CONTRATAPA
› Por Marcelo Britos
No hay demasiadas posibilidades de que dos artistas separados por un océano de agua y de tiempo -aunque breve-, puedan compartir rasgos y colores, temas y una mirada sobre el objeto que intentan representar. Y a la vez puedan trascender a tradiciones de las formas del arte contemporáneo, ubicándose quizá, no sólo en la vanguardia (por qué necesitamos siempre recurrir a las categorías críticas, a esa necesidad de clasificarlo todo?), sino en una dimensión en donde artista y espacio conversan sobre la historia de uno en el otro, y viceversa.
Como sucedió con Monet, estuve frente a los trabajos de Ralph Fasanella cuando la pasión por el arte estaba todavía adormecida, y debo reconocer que acaso despertó tardíamente, cuando ya había pasado los treinta años. Terminé el recorrido del Museum of Modern Arte de Nueva York con la urgencia de llegar a tiempo para visitar Brooklyn con la luz del día, y ver desde sus puentes cómo la nieve se deshacía en el East River. El redescubrimiento de Fasanella fue con Mirar de John Berger; no hace falta describir la bronca por haber tenido esas pinturas frente a mí, sin haberlas contemplado lo suficiente. Ese redescubrir fue un recordis de tres dimensiones condensadas en la lectura: la mirada en la pantalla de la computadora que había buscado las pinturas de Fasanella, con la magia del color que no podía ofrecer la edición perezosa del libro, el recuerdo de aquél invierno, de la visita fugaz y ahora abominable, y la tersa mirada de Berger. Ese torbellino, más allá del placer y el deseo de retroceder el tiempo (qué experiencia humana no termina con ese deseo?), terminó vislumbrando un sentido distinto, otorgándome la felicidad y el estímulo que nacen del descubrimiento, de la luz sobre cualquier tiniebla, acaso la emoción primaria de la recepción de cualquier conocimiento, una de las experiencias humanas más maravillosas y sin embargo tan poco fecundada. Y ese círculo se cerró en Viena, trece años después, frente a la obra de otro pintor urbano, Friedensreich Hundertwasser.

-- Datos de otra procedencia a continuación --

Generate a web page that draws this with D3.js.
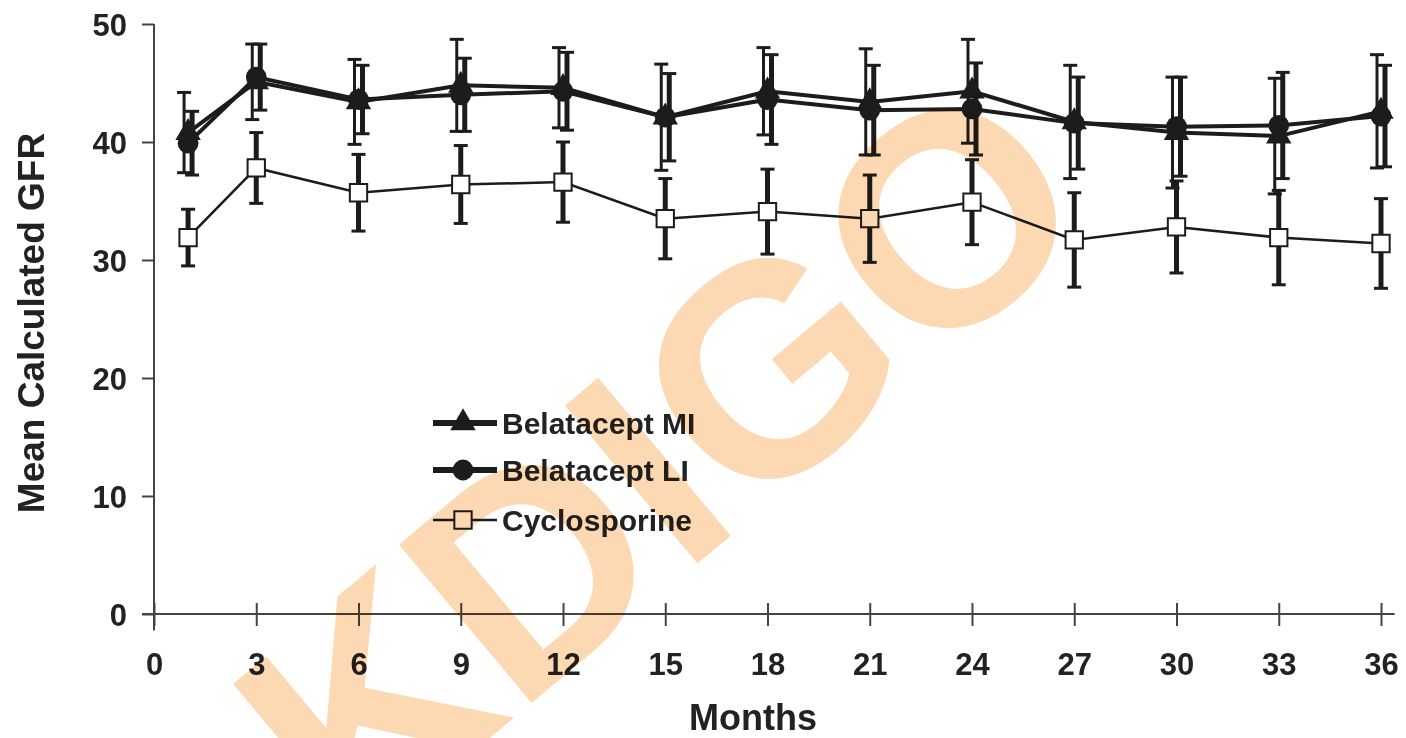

Ambos pintaban ciudades. En el caso de Fasanella, hijo de inmigrantes, lo que puede verse en sus cuadros es su mirada sobre Nueva York. Y esa mirada está ubicada en las calles, es decir, los edificios con ventanas abiertas, mostrando lo que las personas hacen y viven en ellos, son mirados por el autor -y el espectador de la pintura- desde la calle, como si estuviéramos parados observando a nuestro alrededor, con la cabeza en alto. Bien en alto, porque lo que insinúan sus pinturas, esa apilada de edificios con pocos espacios abiertos, es el hacinamiento que sufrían los inmigrantes al llegar al nuevo mundo, grandes gallineros en donde se acumulaba la clase trabajadora, que transmiten, aún con esos colores vivos y brillantes, una vida miserable, de privaciones y en cierta forma, de violencia. Las ciudades son el espacio humano por excelencia, es el punto en donde hacer foco cuando intentamos deconstruir lo hecho y lo no hecho. En este caso, en estos tiempos, el reflejo de sociedades tremendamente injustas y desiguales. Berger, en su libro, compara las pinturas de Fasanella con un barco, el barco en el cual llegaron sus padres, a principios del siglo XX. Si ese barco fuera Manhattan, estaría abarrotado de inmigrantes. Un barco que nunca ha zarpado, en donde esas habitaciones de ventanas indiscretas son los camarotes, y la bodega los barrios postergados, como Harlem, y Bronx. Ralph Fasanella retrató la ciudad que fascinó a sus padres y a él, pero a la vez la ciudad que sufrieron.
Hundertwasser nació 14 años después, al otro lado del Atlántico. Y creció en una ciudad muy distinta. De todas las ciudades europeas que, en determinado momento, comienzan a parecerse, la capital austríaca es la más esplendorosa, la más imperial. En sus calles se respira el orgullo del imperio, aún en este siglo. Y es un orgullo que nace de cierta arrogancia, de esa voluntad de hegemonía, no sólo política y geográfica, sino también cultural. No es casual que haya estado involucrada en las dos grandes guerras del siglo pasado, protagonista excluyente de la primera. Pero si todo eso es opinable, el ejercicio interesante aquí es vestir la piel de Friedensreich, ocupar por un momento el espacio de su mirada. Si juntamos uno de sus trabajos y otro de Fasanella, pareciera que han pintado la misma ciudad, que han sentido lo mismo. Puede verse en los colores, en la disposición de los edificios. Pero las diferencias han sido establecidas por el contexto. La historia las ha fijado. Las ventanas del austríaco están cerradas. Hay cierto pudor ante la mirada del resto de la Viena imperial. Nada que mostrar, salvo el deseo de que exista otra ciudad sobre esa masa gris imponente. Las miradas son aéreas, porque el artista vuela a un lugar deseado, que sólo existe en su ensoñación. Hay espacios abiertos, plazas, calles anchas y arboladas. El no ha sufrido el hacinamiento. Podríamos decir que, si para Fasanella sus trabajos eran denuncias, expresiones del sufrimiento, los de Hundertwasser expresan un deseo, el ansia de liberar a Viena de ese peso solemne, de que se filtre una ciudad subterránea -que de hecho también existe- en donde habitan seres sensibles, conectados con otra belleza más humana que la que dicta la historia.
No he logrado corroborar si se conocieron, o si alguno llegó a ver el trabajo del otro. Pero supongo que esas cosas suceden en otro plano, y se constituyen en terrenales ante nuestros ojos. Ese es otro legado de los artistas.